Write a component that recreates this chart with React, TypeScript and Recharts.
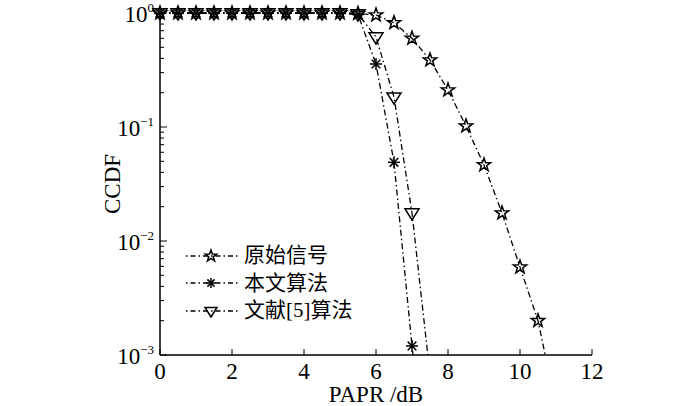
import { LineChart, Line, XAxis, YAxis, Legend } from "recharts";

// CCDF of PAPR for the three schemes
const originalX = [0, 0.5, 1, 1.5, 2, 2.5, 3, 3.5, 4, 4.5, 5, 5.5, 6, 6.5, 7, 7.5, 8, 8.5, 9, 9.5, 10, 10.5, 10.7];
const originalY = [1, 1, 1, 1, 1, 1, 1, 1, 1, 1, 1, 0.99, 0.96, 0.82, 0.6, 0.387, 0.211, 0.102, 0.0465, 0.0176, 0.0059, 0.002, 0.001];

const proposedX = [0, 0.5, 1, 1.5, 2, 2.5, 3, 3.5, 4, 4.5, 5, 5.5, 6, 6.5, 7, 7.03];
const proposedY = [1, 1, 1, 1, 1, 1, 1, 1, 1, 1, 1, 0.97, 0.357, 0.049, 0.0012, 0.001];

const refX = [0, 0.5, 1, 1.5, 2, 2.5, 3, 3.5, 4, 4.5, 5, 5.5, 6, 6.5, 7, 7.44];
const refY = [1, 1, 1, 1, 1, 1, 1, 1, 1, 1, 1, 0.98, 0.616, 0.183, 0.0176, 0.001];

const seriesNames = ["原始信号", "本文算法", "文献[5]算法"];
const xTicks = [0, 2, 4, 6, 8, 10, 12];
const yMajor = [1, 0.1, 0.01, 0.001];
const yExp = ["0", "−1", "−2", "−3"];
const yMinor = [2, 3, 4, 5, 6, 7, 8, 9].flatMap((m) => [m * 0.001, m * 0.01, m * 0.1]);

const zip = (xs: number[], ys: number[]) => xs.map((x, i) => ({ x, y: ys[i] }));
const original = zip(originalX, originalY);
const proposed = zip(proposedX, proposedY);
const reference = zip(refX, refY);

const SERIF = "Liberation Serif";
const CJK = "'Liberation Serif', 'Noto Sans CJK SC', serif";
const DASH = "6 3 1.5 3";

function StarMark({ cx, cy, r = 7 }: { cx: number; cy: number; r?: number }) {
  const pts: string[] = [];
  for (let i = 0; i < 10; i++) {
    const rad = i % 2 === 0 ? r : r * 0.4;
    const a = -Math.PI / 2 + (i * Math.PI) / 5;
    pts.push(`${cx + rad * Math.cos(a)},${cy + rad * Math.sin(a)}`);
  }
  return <polygon points={pts.join(" ")} fill="none" stroke="#000" strokeWidth={1.5} />;
}

function AsteriskMark({ cx, cy, r = 6 }: { cx: number; cy: number; r?: number }) {
  const d = r * 0.72;
  return (
    <g stroke="#000" strokeWidth={1.5}>
      <line x1={cx - r} y1={cy} x2={cx + r} y2={cy} />
      <line x1={cx} y1={cy - r} x2={cx} y2={cy + r} />
      <line x1={cx - d} y1={cy - d} x2={cx + d} y2={cy + d} />
      <line x1={cx - d} y1={cy + d} x2={cx + d} y2={cy - d} />
    </g>
  );
}

function TriangleMark({ cx, cy, r = 7 }: { cx: number; cy: number; r?: number }) {
  return (
    <polygon
      points={`${cx - r},${cy - r * 0.6} ${cx + r},${cy - r * 0.6} ${cx},${cy + r}`}
      fill="none"
      stroke="#000"
      strokeWidth={1.5}
    />
  );
}

const markers = [StarMark, AsteriskMark, TriangleMark];

// no marker on the point where the curve leaves through the bottom axis
const makeDot = (Mark: typeof StarMark) => (p: any) => {
  if (p.payload.y <= 0.001) return <g key={p.key ?? p.index} />;
  return (
    <g key={p.key ?? p.index}>
      <Mark cx={p.cx} cy={p.cy} />
    </g>
  );
};

function YTick({ x, y, payload }: any) {
  const i = yMajor.indexOf(payload.value);
  const major = i >= 0;
  return (
    <g>
      <line x1={x} y1={y} x2={x + (major ? 7 : 4)} y2={y} stroke="#000" strokeWidth={1} />
      {major && (
        <text x={x - 6} y={y + 9} textAnchor="end" style={{ fontFamily: SERIF }} fontSize={23} fill="#000">
          10
          <tspan dy={-10} fontSize={13}>
            {yExp[i]}
          </tspan>
        </text>
      )}
    </g>
  );
}

function XTick({ x, y, payload }: any) {
  return (
    <g>
      <line x1={x} y1={y} x2={x} y2={y - 6} stroke="#000" strokeWidth={1} />
      <text x={x} y={y + 24} textAnchor="middle" style={{ fontFamily: SERIF }} fontSize={23} fill="#000">
        {payload.value}
      </text>
    </g>
  );
}

function LegendBox() {
  return (
    <div style={{ fontFamily: CJK, fontSize: 21, color: "#000", lineHeight: "27.5px" }}>
      {seriesNames.map((name, i) => {
        const Mark = markers[i];
        return (
          <div key={name} style={{ display: "flex", alignItems: "center", height: 27.5 }}>
            <svg width={58} height={20} style={{ display: "block" }}>
              <line x1={2} y1={10} x2={56} y2={10} stroke="#000" strokeWidth={1.3} strokeDasharray="1.5 3 5 3" />
              <Mark cx={27} cy={10} r={i === 1 ? 5 : 6} />
            </svg>
            <span style={{ whiteSpace: "nowrap", marginLeft: 2 }}>{name}</span>
          </div>
        );
      })}
    </div>
  );
}

export default function App() {
  const series = [original, proposed, reference];
  return (
    <div style={{ position: "absolute", left: 0, top: 0, width: 700, height: 406, background: "#fff" }}>
      <LineChart width={700} height={406} margin={{ top: 13, right: 108, bottom: 0, left: 0 }}>
        <XAxis
          type="number"
          dataKey="x"
          domain={[0, 12]}
          ticks={xTicks}
          height={51}
          tickSize={0}
          tickMargin={0}
          tickLine={false}
          tick={<XTick />}
          axisLine={{ stroke: "#000", strokeWidth: 1.5 }}
          allowDuplicatedCategory={false}
          label={{ value: "PAPR /dB", position: "insideBottom", offset: 4, fontSize: 23, fill: "#000", fontFamily: SERIF }}
        />
        <YAxis
          type="number"
          dataKey="y"
          scale="log"
          domain={[0.001, 1]}
          ticks={[...yMajor, ...yMinor]}
          width={160}
          tickSize={0}
          tickMargin={0}
          tickLine={false}
          tick={<YTick />}
          interval={0}
          axisLine={{ stroke: "#000", strokeWidth: 1.5 }}
          label={{
            content: (p: any) => {
              const vb = p.viewBox;
              const cy = vb.y + vb.height / 2;
              return (
                <text
                  x={112}
                  y={cy}
                  transform={`rotate(-90 112 ${cy})`}
                  textAnchor="middle"
                  dominantBaseline="central"
                  style={{ fontFamily: SERIF }}
                  fontSize={23}
                  fill="#000"
                >
                  CCDF
                </text>
              );
            },
          }}
        />
        <Legend
          layout="vertical"
          verticalAlign="middle"
          align="center"
          content={() => <LegendBox />}
          wrapperStyle={{ left: 184, top: 242, width: 200 }}
        />
        {series.map((data, i) => (
          <Line
            key={seriesNames[i]}
            data={data}
            dataKey="y"
            name={seriesNames[i]}
            type="linear"
            stroke="#000"
            strokeWidth={1.3}
            strokeDasharray={DASH}
            dot={makeDot(markers[i])}
            activeDot={false}
            isAnimationActive={false}
          />
        ))}
      </LineChart>
    </div>
  );
}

What to produce =>
Every line above should be returned exactly; the pictures stay out.

Response =>
Write a component that recreates this chart with React, TypeScript and Recharts.
import { LineChart, Line, XAxis, YAxis, Legend } from "recharts";

// CCDF of PAPR for the three schemes
const originalX = [0, 0.5, 1, 1.5, 2, 2.5, 3, 3.5, 4, 4.5, 5, 5.5, 6, 6.5, 7, 7.5, 8, 8.5, 9, 9.5, 10, 10.5, 10.7];
const originalY = [1, 1, 1, 1, 1, 1, 1, 1, 1, 1, 1, 0.99, 0.96, 0.82, 0.6, 0.387, 0.211, 0.102, 0.0465, 0.0176, 0.0059, 0.002, 0.001];

const proposedX = [0, 0.5, 1, 1.5, 2, 2.5, 3, 3.5, 4, 4.5, 5, 5.5, 6, 6.5, 7, 7.03];
const proposedY = [1, 1, 1, 1, 1, 1, 1, 1, 1, 1, 1, 0.97, 0.357, 0.049, 0.0012, 0.001];

const refX = [0, 0.5, 1, 1.5, 2, 2.5, 3, 3.5, 4, 4.5, 5, 5.5, 6, 6.5, 7, 7.44];
const refY = [1, 1, 1, 1, 1, 1, 1, 1, 1, 1, 1, 0.98, 0.616, 0.183, 0.0176, 0.001];

const seriesNames = ["原始信号", "本文算法", "文献[5]算法"];
const xTicks = [0, 2, 4, 6, 8, 10, 12];
const yMajor = [1, 0.1, 0.01, 0.001];
const yExp = ["0", "−1", "−2", "−3"];
const yMinor = [2, 3, 4, 5, 6, 7, 8, 9].flatMap((m) => [m * 0.001, m * 0.01, m * 0.1]);

const zip = (xs: number[], ys: number[]) => xs.map((x, i) => ({ x, y: ys[i] }));
const original = zip(originalX, originalY);
const proposed = zip(proposedX, proposedY);
const reference = zip(refX, refY);

const SERIF = "Liberation Serif";
const CJK = "'Liberation Serif', 'Noto Sans CJK SC', serif";
const DASH = "6 3 1.5 3";

function StarMark({ cx, cy, r = 7 }: { cx: number; cy: number; r?: number }) {
  const pts: string[] = [];
  for (let i = 0; i < 10; i++) {
    const rad = i % 2 === 0 ? r : r * 0.4;
    const a = -Math.PI / 2 + (i * Math.PI) / 5;
    pts.push(`${cx + rad * Math.cos(a)},${cy + rad * Math.sin(a)}`);
  }
  return <polygon points={pts.join(" ")} fill="none" stroke="#000" strokeWidth={1.5} />;
}

function AsteriskMark({ cx, cy, r = 6 }: { cx: number; cy: number; r?: number }) {
  const d = r * 0.72;
  return (
    <g stroke="#000" strokeWidth={1.5}>
      <line x1={cx - r} y1={cy} x2={cx + r} y2={cy} />
      <line x1={cx} y1={cy - r} x2={cx} y2={cy + r} />
      <line x1={cx - d} y1={cy - d} x2={cx + d} y2={cy + d} />
      <line x1={cx - d} y1={cy + d} x2={cx + d} y2={cy - d} />
    </g>
  );
}

function TriangleMark({ cx, cy, r = 7 }: { cx: number; cy: number; r?: number }) {
  return (
    <polygon
      points={`${cx - r},${cy - r * 0.6} ${cx + r},${cy - r * 0.6} ${cx},${cy + r}`}
      fill="none"
      stroke="#000"
      strokeWidth={1.5}
    />
  );
}

const markers = [StarMark, AsteriskMark, TriangleMark];

// no marker on the point where the curve leaves through the bottom axis
const makeDot = (Mark: typeof StarMark) => (p: any) => {
  if (p.payload.y <= 0.001) return <g key={p.key ?? p.index} />;
  return (
    <g key={p.key ?? p.index}>
      <Mark cx={p.cx} cy={p.cy} />
    </g>
  );
};

function YTick({ x, y, payload }: any) {
  const i = yMajor.indexOf(payload.value);
  const major = i >= 0;
  return (
    <g>
      <line x1={x} y1={y} x2={x + (major ? 7 : 4)} y2={y} stroke="#000" strokeWidth={1} />
      {major && (
        <text x={x - 6} y={y + 9} textAnchor="end" style={{ fontFamily: SERIF }} fontSize={23} fill="#000">
          10
          <tspan dy={-10} fontSize={13}>
            {yExp[i]}
          </tspan>
        </text>
      )}
    </g>
  );
}

function XTick({ x, y, payload }: any) {
  return (
    <g>
      <line x1={x} y1={y} x2={x} y2={y - 6} stroke="#000" strokeWidth={1} />
      <text x={x} y={y + 24} textAnchor="middle" style={{ fontFamily: SERIF }} fontSize={23} fill="#000">
        {payload.value}
      </text>
    </g>
  );
}

function LegendBox() {
  return (
    <div style={{ fontFamily: CJK, fontSize: 21, color: "#000", lineHeight: "27.5px" }}>
      {seriesNames.map((name, i) => {
        const Mark = markers[i];
        return (
          <div key={name} style={{ display: "flex", alignItems: "center", height: 27.5 }}>
            <svg width={58} height={20} style={{ display: "block" }}>
              <line x1={2} y1={10} x2={56} y2={10} stroke="#000" strokeWidth={1.3} strokeDasharray="1.5 3 5 3" />
              <Mark cx={27} cy={10} r={i === 1 ? 5 : 6} />
            </svg>
            <span style={{ whiteSpace: "nowrap", marginLeft: 2 }}>{name}</span>
          </div>
        );
      })}
    </div>
  );
}

export default function App() {
  const series = [original, proposed, reference];
  return (
    <div style={{ position: "absolute", left: 0, top: 0, width: 700, height: 406, background: "#fff" }}>
      <LineChart width={700} height={406} margin={{ top: 13, right: 108, bottom: 0, left: 0 }}>
        <XAxis
          type="number"
          dataKey="x"
          domain={[0, 12]}
          ticks={xTicks}
          height={51}
          tickSize={0}
          tickMargin={0}
          tickLine={false}
          tick={<XTick />}
          axisLine={{ stroke: "#000", strokeWidth: 1.5 }}
          allowDuplicatedCategory={false}
          label={{ value: "PAPR /dB", position: "insideBottom", offset: 4, fontSize: 23, fill: "#000", fontFamily: SERIF }}
        />
        <YAxis
          type="number"
          dataKey="y"
          scale="log"
          domain={[0.001, 1]}
          ticks={[...yMajor, ...yMinor]}
          width={160}
          tickSize={0}
          tickMargin={0}
          tickLine={false}
          tick={<YTick />}
          interval={0}
          axisLine={{ stroke: "#000", strokeWidth: 1.5 }}
          label={{
            content: (p: any) => {
              const vb = p.viewBox;
              const cy = vb.y + vb.height / 2;
              return (
                <text
                  x={112}
                  y={cy}
                  transform={`rotate(-90 112 ${cy})`}
                  textAnchor="middle"
                  dominantBaseline="central"
                  style={{ fontFamily: SERIF }}
                  fontSize={23}
                  fill="#000"
                >
                  CCDF
                </text>
              );
            },
          }}
        />
        <Legend
          layout="vertical"
          verticalAlign="middle"
          align="center"
          content={() => <LegendBox />}
          wrapperStyle={{ left: 184, top: 242, width: 200 }}
        />
        {series.map((data, i) => (
          <Line
            key={seriesNames[i]}
            data={data}
            dataKey="y"
            name={seriesNames[i]}
            type="linear"
            stroke="#000"
            strokeWidth={1.3}
            strokeDasharray={DASH}
            dot={makeDot(markers[i])}
            activeDot={false}
            isAnimationActive={false}
          />
        ))}
      </LineChart>
    </div>
  );
}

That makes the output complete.